--- BEGIN Entries provided ---

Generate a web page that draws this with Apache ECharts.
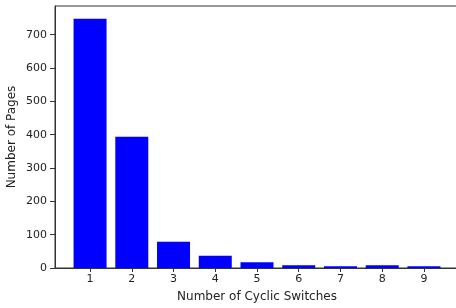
<!DOCTYPE html>
<html>
<head>
<meta charset="utf-8">
<script src="https://cdn.jsdelivr.net/npm/echarts@6/dist/echarts.min.js"></script>
<style>
  html, body { margin: 0; padding: 0; background: #fff; }
  #chart { width: 456px; height: 308px; }
</style>
</head>
<body>
<div id="chart"></div>
<script>
// datos del histograma
var switches = [1, 2, 3, 4, 5, 6, 7, 8, 9];
var pages = [748, 394, 79, 37, 17, 8, 5, 8, 5];
var yTicks = [0, 100, 200, 300, 400, 500, 600, 700];

var chart = echarts.init(document.getElementById('chart'));

var barData = switches.map(function (s, i) {
  return [s, pages[i]];
});

var option = {
  animation: false,
  grid: {
    left: 55,
    right: -3,
    top: 6,
    bottom: 40,
    outerBoundsMode: 'none',
    show: true,
    borderColor: '#333',
    borderWidth: 1
  },
  xAxis: {
    type: 'value',
    min: 0.16,
    max: 9.84,
    name: 'Number of Cyclic Switches',
    nameLocation: 'middle',
    nameGap: 23,
    nameTextStyle: { color: '#222', fontSize: 12, fontFamily: 'DejaVu Sans' },
    splitLine: { show: false },
    axisLine: { show: true, onZero: false, lineStyle: { color: '#333' } },
    axisTick: { show: true, length: 4, customValues: switches, lineStyle: { color: '#333' } },
    axisLabel: { customValues: switches, color: '#222', fontSize: 11, fontFamily: 'DejaVu Sans', margin: 6 }
  },
  yAxis: {
    type: 'value',
    min: 0,
    max: 786,
    name: 'Number of Pages',
    nameLocation: 'middle',
    nameGap: 37,
    nameMoveOverlap: false,
    nameTextStyle: { color: '#222', fontSize: 12, fontFamily: 'DejaVu Sans' },
    splitLine: { show: false },
    axisLine: { show: true, lineStyle: { color: '#333' } },
    axisTick: { show: true, length: 5, customValues: yTicks, lineStyle: { color: '#333' } },
    axisLabel: { customValues: yTicks, color: '#222', fontSize: 11, fontFamily: 'DejaVu Sans', margin: 8 }
  },
  series: [{
    type: 'bar',
    data: barData,
    barWidth: 33,
    itemStyle: { color: '#0000ff' }
  }]
};

chart.setOption(option);
</script>
</body>
</html>
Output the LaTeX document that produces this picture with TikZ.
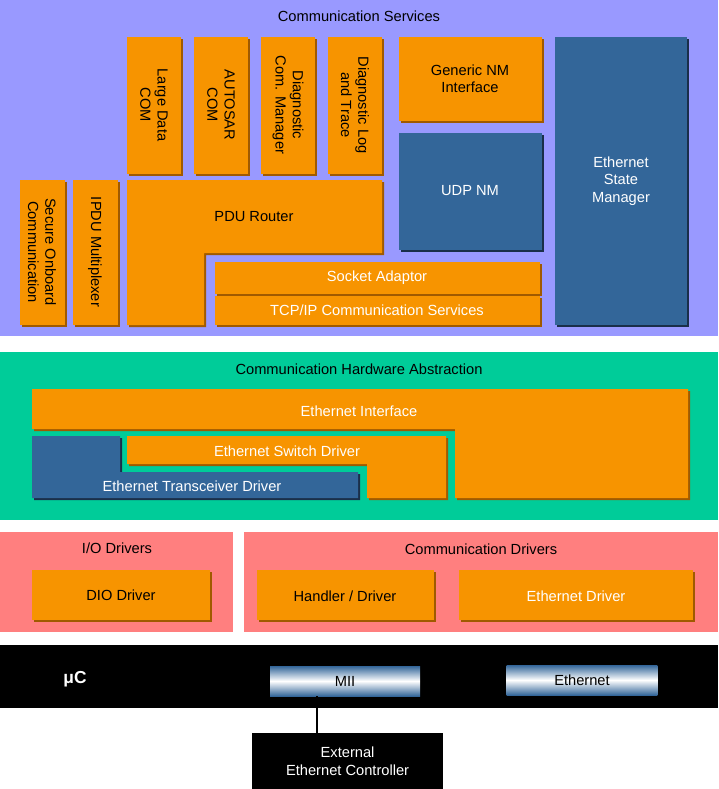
\documentclass[tikz,border=0pt]{standalone}
\usepackage{fontspec}
\setmainfont{Liberation Sans}
\usetikzlibrary{positioning, shadows}
\definecolor{svcbg}{HTML}{9999FF}
\definecolor{hwbg}{HTML}{00CC99}
\definecolor{drvbg}{HTML}{FF7F7F}
\definecolor{modorange}{HTML}{F79400}
\definecolor{modblue}{HTML}{336699}
\definecolor{shadeorange}{HTML}{A05A00}
\definecolor{shadeblue}{HTML}{1A2F4A}

\begin{document}
\begin{tikzpicture}[
    x=0.75pt, y=-0.75pt,
    font=\fontsize{11}{13}\selectfont,
    layer/.style={fill=#1, draw=none},
    mod/.style={fill=modorange, draw=none, drop shadow={shadow xshift=1.5pt, shadow yshift=-1.5pt, fill=shadeorange, opacity=1}},
    bmod/.style={fill=modblue, draw=none, drop shadow={shadow xshift=1.5pt, shadow yshift=-1.5pt, fill=shadeblue, opacity=1}},
    label/.style={inner sep=0pt, align=center},
    vlabel/.style={inner sep=0pt, align=center, rotate=-90},
    bus/.style={draw=none, top color=modblue, bottom color=modblue, middle color=white}
]
    \useasboundingbox (0,0) rectangle (718,789);

    % layers
    \fill[layer=svcbg] (0,0) rectangle (718,336);
    \fill[layer=hwbg] (0,352) rectangle (718,520);
    \fill[layer=drvbg] (0,532) rectangle (233,632);
    \fill[layer=drvbg] (244,532) rectangle (718,632);
    \fill[black] (0,645) rectangle (718,708);

    \node[label] (svc) at (359,16) {Communication Services};
    \node[label] (hw) at (359,369) {Communication Hardware Abstraction};
    \node[label] (io) at (117,548) {I/O Drivers};
    \node[label] (cdrv) at (481,549) {Communication Drivers};
    \node[label, text=white, font=\fontsize{13}{15}\selectfont\bfseries] (uc) at (75,679) {μC};

    % communication services
    \path[mod] (127,37) rectangle (181,174);
    \node[vlabel] (ldcom) at (154,105) {Large Data\\COM};
    \path[mod] (194,37) rectangle (248,174);
    \node[vlabel] (ascom) at (221,105) {AUTOSAR\\COM};
    \path[mod] (261,37) rectangle (315,174);
    \node[vlabel] (dcm) at (288,105) {Diagnostic\\Com. Manager};
    \path[mod] (328,37) rectangle (382,174);
    \node[vlabel] (dlt) at (355,105) {Diagnostic Log\\and Trace};
    \path[mod] (399,37) rectangle (542,121);
    \node[label] (gnm) at (470,79) {Generic NM\\Interface};
    \path[bmod] (399,133) rectangle (542,250);
    \node[label, text=white] (udpnm) at (470,191) {UDP NM};
    \path[bmod] (555,37) rectangle (687,325);
    \node[label, text=white] (ethsm) at (621,181) {Ethernet\\State\\Manager};
    \path[mod] (20,180) rectangle (65,325);
    \node[vlabel] (secoc) at (42,252) {Secure Onboard\\Communication};
    \path[mod] (73,180) rectangle (118,325);
    \node[vlabel] (ipdum) at (95,252) {IPDU Multiplexer};
    \path[mod] (127,180) -- (382,180) -- (382,253) -- (204,253) -- (204,325) -- (127,325) -- cycle;
    \node[label] (pdur) at (254,217) {PDU Router};
    \path[mod] (215,262) rectangle (540,294);
    \node[label, text=white] (soad) at (377,278) {Socket Adaptor};
    \path[mod] (215,296) rectangle (540,325);
    \node[label, text=white] (tcpip) at (377,310) {TCP/IP Communication Services};

    % hardware abstraction
    \path[mod] (32,389) -- (688,389) -- (688,498) -- (455,498) -- (455,429) -- (32,429) -- cycle;
    \node[label, text=white] (ethif) at (359,411) {Ethernet Interface};
    \path[bmod] (32,436) -- (120,436) -- (120,472) -- (358,472) -- (358,498) -- (32,498) -- cycle;
    \node[label, text=white] (ethtrcv) at (192,486) {Ethernet Transceiver Driver};
    \path[mod] (127,436) -- (446,436) -- (446,498) -- (367,498) -- (367,464) -- (127,464) -- cycle;
    \node[label, text=white] (ethswt) at (287,451) {Ethernet Switch Driver};

    % drivers
    \path[mod] (32,570) rectangle (210,620);
    \node[label] (dio) at (121,595) {DIO Driver};
    \path[mod] (257,570) rectangle (434,620);
    \node[label] (hnd) at (345,596) {Handler / Driver};
    \path[mod] (459,570) rectangle (693,620);
    \node[label, text=white] (eth) at (576,596) {Ethernet Driver};

    % microcontroller
    \node[bus, minimum width=112.5pt, minimum height=22.5pt, inner sep=0pt] (mii) at (345,681) {MII};
    \node[bus, minimum width=113pt, minimum height=22.5pt, inner sep=0pt] (ethbus) at (582,680) {Ethernet};
    \node[fill=black, text=white, align=center, minimum width=143pt, minimum height=42pt, inner sep=0pt, anchor=north west] (extctrl) at (252,733) {External\\Ethernet Controller};
    \coordinate (miidrop) at (317,0);
    \draw[thick] (mii.south -| miidrop) -- (extctrl.north -| miidrop);
\end{tikzpicture}
\end{document}
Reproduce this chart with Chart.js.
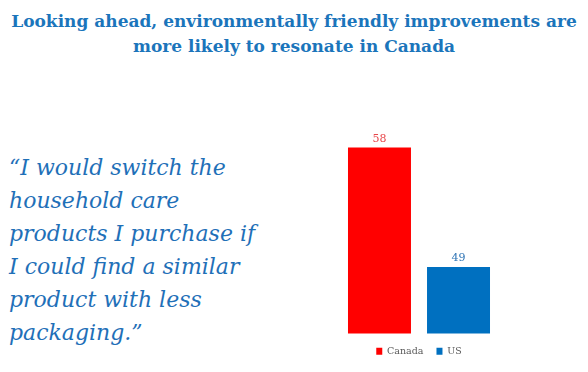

--- END Entries provided ---

Please repeat the entries exactly. Do not include the pictures.

Generate a web page that draws this with Apache ECharts.
<!DOCTYPE html>
<html>
<head>
<meta charset="utf-8">
<script src="https://cdn.jsdelivr.net/npm/echarts@6/dist/echarts.min.js"></script>
<style>
  html, body { margin: 0; padding: 0; background: #fff; }
  #chart { width: 456px; height: 308px; }
</style>
</head>
<body>
<div id="chart"></div>
<script>
// datos del histograma
var switches = [1, 2, 3, 4, 5, 6, 7, 8, 9];
var pages = [748, 394, 79, 37, 17, 8, 5, 8, 5];
var yTicks = [0, 100, 200, 300, 400, 500, 600, 700];

var chart = echarts.init(document.getElementById('chart'));

var barData = switches.map(function (s, i) {
  return [s, pages[i]];
});

var option = {
  animation: false,
  grid: {
    left: 55,
    right: -3,
    top: 6,
    bottom: 40,
    outerBoundsMode: 'none',
    show: true,
    borderColor: '#333',
    borderWidth: 1
  },
  xAxis: {
    type: 'value',
    min: 0.16,
    max: 9.84,
    name: 'Number of Cyclic Switches',
    nameLocation: 'middle',
    nameGap: 23,
    nameTextStyle: { color: '#222', fontSize: 12, fontFamily: 'DejaVu Sans' },
    splitLine: { show: false },
    axisLine: { show: true, onZero: false, lineStyle: { color: '#333' } },
    axisTick: { show: true, length: 4, customValues: switches, lineStyle: { color: '#333' } },
    axisLabel: { customValues: switches, color: '#222', fontSize: 11, fontFamily: 'DejaVu Sans', margin: 6 }
  },
  yAxis: {
    type: 'value',
    min: 0,
    max: 786,
    name: 'Number of Pages',
    nameLocation: 'middle',
    nameGap: 37,
    nameMoveOverlap: false,
    nameTextStyle: { color: '#222', fontSize: 12, fontFamily: 'DejaVu Sans' },
    splitLine: { show: false },
    axisLine: { show: true, lineStyle: { color: '#333' } },
    axisTick: { show: true, length: 5, customValues: yTicks, lineStyle: { color: '#333' } },
    axisLabel: { customValues: yTicks, color: '#222', fontSize: 11, fontFamily: 'DejaVu Sans', margin: 8 }
  },
  series: [{
    type: 'bar',
    data: barData,
    barWidth: 33,
    itemStyle: { color: '#0000ff' }
  }]
};

chart.setOption(option);
</script>
</body>
</html>
Output the LaTeX document that produces this picture with TikZ.
\documentclass[tikz,border=0pt]{standalone}
\usepackage{fontspec}
\setmainfont{Liberation Sans}
\usetikzlibrary{positioning, shadows}
\definecolor{svcbg}{HTML}{9999FF}
\definecolor{hwbg}{HTML}{00CC99}
\definecolor{drvbg}{HTML}{FF7F7F}
\definecolor{modorange}{HTML}{F79400}
\definecolor{modblue}{HTML}{336699}
\definecolor{shadeorange}{HTML}{A05A00}
\definecolor{shadeblue}{HTML}{1A2F4A}

\begin{document}
\begin{tikzpicture}[
    x=0.75pt, y=-0.75pt,
    font=\fontsize{11}{13}\selectfont,
    layer/.style={fill=#1, draw=none},
    mod/.style={fill=modorange, draw=none, drop shadow={shadow xshift=1.5pt, shadow yshift=-1.5pt, fill=shadeorange, opacity=1}},
    bmod/.style={fill=modblue, draw=none, drop shadow={shadow xshift=1.5pt, shadow yshift=-1.5pt, fill=shadeblue, opacity=1}},
    label/.style={inner sep=0pt, align=center},
    vlabel/.style={inner sep=0pt, align=center, rotate=-90},
    bus/.style={draw=none, top color=modblue, bottom color=modblue, middle color=white}
]
    \useasboundingbox (0,0) rectangle (718,789);

    % layers
    \fill[layer=svcbg] (0,0) rectangle (718,336);
    \fill[layer=hwbg] (0,352) rectangle (718,520);
    \fill[layer=drvbg] (0,532) rectangle (233,632);
    \fill[layer=drvbg] (244,532) rectangle (718,632);
    \fill[black] (0,645) rectangle (718,708);

    \node[label] (svc) at (359,16) {Communication Services};
    \node[label] (hw) at (359,369) {Communication Hardware Abstraction};
    \node[label] (io) at (117,548) {I/O Drivers};
    \node[label] (cdrv) at (481,549) {Communication Drivers};
    \node[label, text=white, font=\fontsize{13}{15}\selectfont\bfseries] (uc) at (75,679) {μC};

    % communication services
    \path[mod] (127,37) rectangle (181,174);
    \node[vlabel] (ldcom) at (154,105) {Large Data\\COM};
    \path[mod] (194,37) rectangle (248,174);
    \node[vlabel] (ascom) at (221,105) {AUTOSAR\\COM};
    \path[mod] (261,37) rectangle (315,174);
    \node[vlabel] (dcm) at (288,105) {Diagnostic\\Com. Manager};
    \path[mod] (328,37) rectangle (382,174);
    \node[vlabel] (dlt) at (355,105) {Diagnostic Log\\and Trace};
    \path[mod] (399,37) rectangle (542,121);
    \node[label] (gnm) at (470,79) {Generic NM\\Interface};
    \path[bmod] (399,133) rectangle (542,250);
    \node[label, text=white] (udpnm) at (470,191) {UDP NM};
    \path[bmod] (555,37) rectangle (687,325);
    \node[label, text=white] (ethsm) at (621,181) {Ethernet\\State\\Manager};
    \path[mod] (20,180) rectangle (65,325);
    \node[vlabel] (secoc) at (42,252) {Secure Onboard\\Communication};
    \path[mod] (73,180) rectangle (118,325);
    \node[vlabel] (ipdum) at (95,252) {IPDU Multiplexer};
    \path[mod] (127,180) -- (382,180) -- (382,253) -- (204,253) -- (204,325) -- (127,325) -- cycle;
    \node[label] (pdur) at (254,217) {PDU Router};
    \path[mod] (215,262) rectangle (540,294);
    \node[label, text=white] (soad) at (377,278) {Socket Adaptor};
    \path[mod] (215,296) rectangle (540,325);
    \node[label, text=white] (tcpip) at (377,310) {TCP/IP Communication Services};

    % hardware abstraction
    \path[mod] (32,389) -- (688,389) -- (688,498) -- (455,498) -- (455,429) -- (32,429) -- cycle;
    \node[label, text=white] (ethif) at (359,411) {Ethernet Interface};
    \path[bmod] (32,436) -- (120,436) -- (120,472) -- (358,472) -- (358,498) -- (32,498) -- cycle;
    \node[label, text=white] (ethtrcv) at (192,486) {Ethernet Transceiver Driver};
    \path[mod] (127,436) -- (446,436) -- (446,498) -- (367,498) -- (367,464) -- (127,464) -- cycle;
    \node[label, text=white] (ethswt) at (287,451) {Ethernet Switch Driver};

    % drivers
    \path[mod] (32,570) rectangle (210,620);
    \node[label] (dio) at (121,595) {DIO Driver};
    \path[mod] (257,570) rectangle (434,620);
    \node[label] (hnd) at (345,596) {Handler / Driver};
    \path[mod] (459,570) rectangle (693,620);
    \node[label, text=white] (eth) at (576,596) {Ethernet Driver};

    % microcontroller
    \node[bus, minimum width=112.5pt, minimum height=22.5pt, inner sep=0pt] (mii) at (345,681) {MII};
    \node[bus, minimum width=113pt, minimum height=22.5pt, inner sep=0pt] (ethbus) at (582,680) {Ethernet};
    \node[fill=black, text=white, align=center, minimum width=143pt, minimum height=42pt, inner sep=0pt, anchor=north west] (extctrl) at (252,733) {External\\Ethernet Controller};
    \coordinate (miidrop) at (317,0);
    \draw[thick] (mii.south -| miidrop) -- (extctrl.north -| miidrop);
\end{tikzpicture}
\end{document}
Reproduce this chart with Chart.js.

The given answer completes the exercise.